Butter. Salted or unsalted, as you please.
Apples. With the possible exception of the ubiquitous and (to me) boring ‘Red Delicious,’ just about any apple variety will work here. I used ‘Royal Gala’ apples in today’s Apple Brown Betty.
Cinnamon and nutmeg. These provide glorious perfume without obliterating the flavor of the apples. You can add surplus spices if you like — ginger comes to mind — but then your Betty might smell like a pumpkin pie. That’s not a bad thing.
Sweetener. Here, I use a small amount of both pure maple syrup here and brown sugar. You can use the sweetener(s) of your choice.
Cut or tear the bread into large pieces. In a food processor, pulse the bread until it forms fine, fluffy crumbs. (My crumbs in the video were neither fine nor fluffy, as I used a baguette with a too-hard crust.) Spread the crumbs out on a baking sheet, and bake them until they turn lightly golden — 8-10 minutes. Transfer the crumbs to a bowl.
Melt the butter in the microwave or on the stove top, and then pour it over the the bread crumbs. Toss to coat.

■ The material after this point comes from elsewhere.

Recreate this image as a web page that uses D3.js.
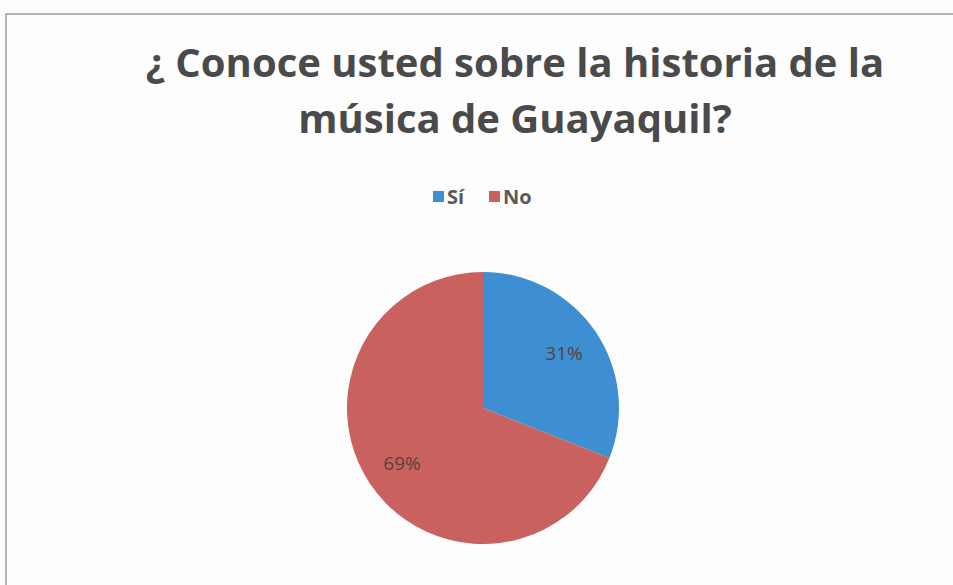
<!DOCTYPE html>
<html><head><meta charset="utf-8">
<script src="https://cdn.jsdelivr.net/npm/d3@7"></script>
<style>body{margin:0;background:#fff}svg{display:block}</style>
</head><body>
<script>
const categories = ["Sí", "No"];
const values = [31, 69];
const labels = ["31%", "69%"];
const colors = ["#3d8fd1", "#c9615f"];
const titleLines = ["¿ Conoce usted sobre la historia de la", "música de Guayaquil?"];

const W = 953, H = 585;
const svg = d3.select("body").append("svg").attr("width", W).attr("height", H);
svg.append("rect").attr("width", W).attr("height", H).attr("fill", "#fdfdfd");
// frame
svg.append("path").attr("d", "M6,585 L6,14 L953,14").attr("fill", "none").attr("stroke", "#9a9a9a").attr("stroke-width", 1.5);

svg.selectAll("text.title").data(titleLines).enter().append("text")
  .attr("class", "title")
  .attr("x", 515).attr("y", (d, i) => 77 + i * 56)
  .attr("text-anchor", "middle")
  .attr("font-family", "Open Sans, Lato, sans-serif").attr("font-weight", "bold")
  .attr("font-size", 40).attr("fill", "#4a4a4a")
  .text(d => d);

// legend
const legend = svg.append("g").attr("font-family", "Open Sans, sans-serif").attr("font-weight", "bold").attr("font-size", 20).attr("fill", "#5a5a5a");
const lx = [433, 489];
categories.forEach((c, i) => {
  legend.append("rect").attr("x", lx[i]).attr("y", 191).attr("width", 11).attr("height", 11).attr("fill", colors[i]);
  legend.append("text").attr("x", lx[i] + 14).attr("y", 204).text(c);
});

// pie
const cx = 483, cy = 408, r = 136;
const pie = d3.pie().sort(null).value(d => d)(values);
const arc = d3.arc().innerRadius(0).outerRadius(r);
const g = svg.append("g").attr("transform", `translate(${cx},${cy})`);
g.selectAll("path").data(pie).enter().append("path")
  .attr("d", arc).attr("fill", (d, i) => colors[i]);
const labelArc = d3.arc().innerRadius(r * 0.72).outerRadius(r * 0.72);
g.selectAll("text").data(pie).enter().append("text")
  .attr("transform", (d) => `translate(${labelArc.centroid(d)})`)
  .attr("text-anchor", "middle").attr("dy", "0.35em")
  .attr("font-family", "Open Sans, sans-serif").attr("font-size", 19)
  .attr("fill", "#5a4040")
  .text((d, i) => labels[i]);
</script>
</body></html>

By hand or by machine, peel, core, and cut the apples into 1/8-inch-thick slices. Put the apples in a bowl, and toss them with the maple syrup, brown sugar, spices, and half of the bread crumbs.
Tip the apple mixture into a well-greased 2-quart baking dish. Sprinkle with the remaining bread crumbs. Cover the dish tightly with a lid or a sheet of aluminum foil.
Bake until the fruit mixture is bubbling — about 40 minutes. Then remove the cover, and continue baking until the bread crumbs have browned and the apples are perfectly tender — about 10 minutes.
Let cool for at least 15 minutes. Serve with or without a splash of heavy cream or a dollop of sour cream, crème fraiche, whipped cream, or ice cream. I served my Betty with vanilla ice cream that I sprinkled with a tiny pinch of ground nutmeg. ‘Twas deliriously delicious.
Hungry for more? I have dozens (and dozens!) of apple recipes right here on this website. To see them, just type “apple” (without quotes) in the search box. Meantime, here are just a few of my favorite apple somethings:
Apple Brown Betty
- 8 ounces (about 8 slices) sandwich bread, torn into large pieces
- 1/2 cup (113g) butter
- 6 (about 2 1/2 pounds) baking apples ('Gala,' etc.), peeled, cored and cut into 1/8-inch slices
- 2 tablespoons pure maple syrup (use more or less to taste)
- 1/3 cup (67g) light or dark brown sugar
- 1 1/2 teaspoons ground cinnamon
- 1/4 teaspoon ground nutmeg
- Center the oven rack and preheat the oven to 375°F. In a food processor, pulse bread until it forms light, fluffy crumbs. Spread the crumbs out on a baking sheet, and bake them until they turn lightly golden -- 8-10 minutes.
- Transfer the bread crumbs to a medium-size bowl. Melt the butter in the microwave or on the stovetop. Add the melted butter to the bread crumbs, and toss to coat.
- Put the apple slices in a large bowl, and toss with the maple syrup. Stir in the brown sugar, cinnamon, nutmeg, and half of the bread crumbs. Tip the mixture into a 2-quart baking dish. Top with the remaining bread crumbs. Cover the dish tightly.
- Bake until the mixture is bubbling -- about 40 minutes. Then remove the cover, and continue baking until the bread crumbs have browned and the apples are perfectly tender -- about 10 minutes more. Let cool for at least 15 minutes. Serve with ice cream, whipped cream, crème fraiche, or sour cream.